Firstly, the Socialist Party was meant to be “an explicitly revolutionary party.” Years of electioneering had eroded that position, as Goldman correctly argued. She recounted how in one debate with the Socialists her opponent “conveniently ignored” all the “historic data and current facts [she] advanced to prove the deterioration of socialism in Germany, the betrayal on the part of most socialists who had achieved power, the tendency in their ranks everywhere towards petty reforms.” He simply “repeated verbatim what he had said in his opening round.”[54]

Secondly, while “the left” may have attacked the rise of reformism within the party, they could not explain why it happened in the first place. Unlike Goldman, who could provide an analysis of the tactics which explained the shift towards reformism, “the left” only sought to purge the party, re-apply the same tactics and hope they had a different outcome – true “utopianism”.

Goldman’s correct critique of electioneering forcing the Socialist Party to water down its politics to win votes becomes: “In her attacks on socialism, she displayed the same elitist disdain for the masses she showed in other contexts”. A quote is, of course, provided and, again, no attempt is made to explain why it is wrong. Perhaps because it echoes Trotskyist James P. Cannon’s later argument that the “fight for industrial unionism . . . was abandoned and betrayed by the opportunists in the hope of . . . roping in the votes of conservative craft unionists. The doctrine of socialism was watered down to make it more acceptable to ‘respectable’ middle-class voters. The official Socialist Party turned more and more from the program of class struggle to the scramble for electoral success by a program of reform.” The party’s “electoral victories” added to “strengthening the reformist influence in the party” and produced a “middle-class invasion”.[55] And does Selfa need reminding that Lenin bemoaned those who practiced “tailism”? [56]

Given that he utilised a text by Goldman, Selfa failed to quote this passage from it (a mere turn of the page from the one he does provide):

“Class consciousness can never be demonstrated in the political arena, for the interests of the politician and the voter are not identical . . . Solidarity of interests develops class consciousness, as is demonstrated in the Syndicalist and every other revolutionary movement, in the determined effort to overthrow the present system, in the great war that is being waged against every institution of today in behalf of a new edifice.”[57]

Yet again, Goldman raises the necessity of economic struggle and organisation in the class war.

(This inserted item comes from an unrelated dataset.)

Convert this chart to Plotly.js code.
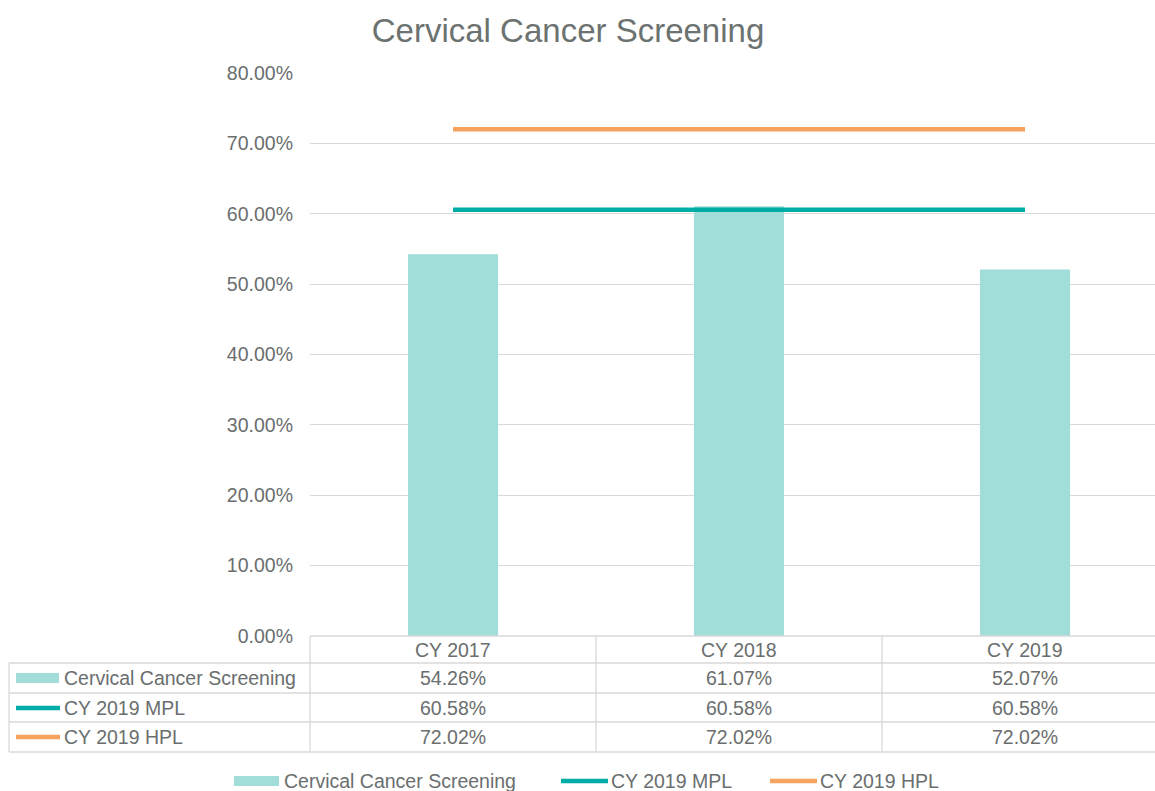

As can be seen, it was not the case that Goldman simply “argued that workers’ political action – that is, any participation in electoral activity – was a betrayal of ideals.” She indicated how it resulted in the betrayal of socialist ideals and proposed an alternative – direct action and syndicalism. Ironically, the Socialist Party executive in 1912, as Selfa notes, “expel[led] anyone who advocated ‘direct action’ to take on the bosses – a move aimed against supporters of the radical Industrial Workers of the World (IWW) in the party’s ranks.” Yet while he mentions that the left had “slammed” this decision he does not indicate how this expelled anyone advocating what Goldman advocated.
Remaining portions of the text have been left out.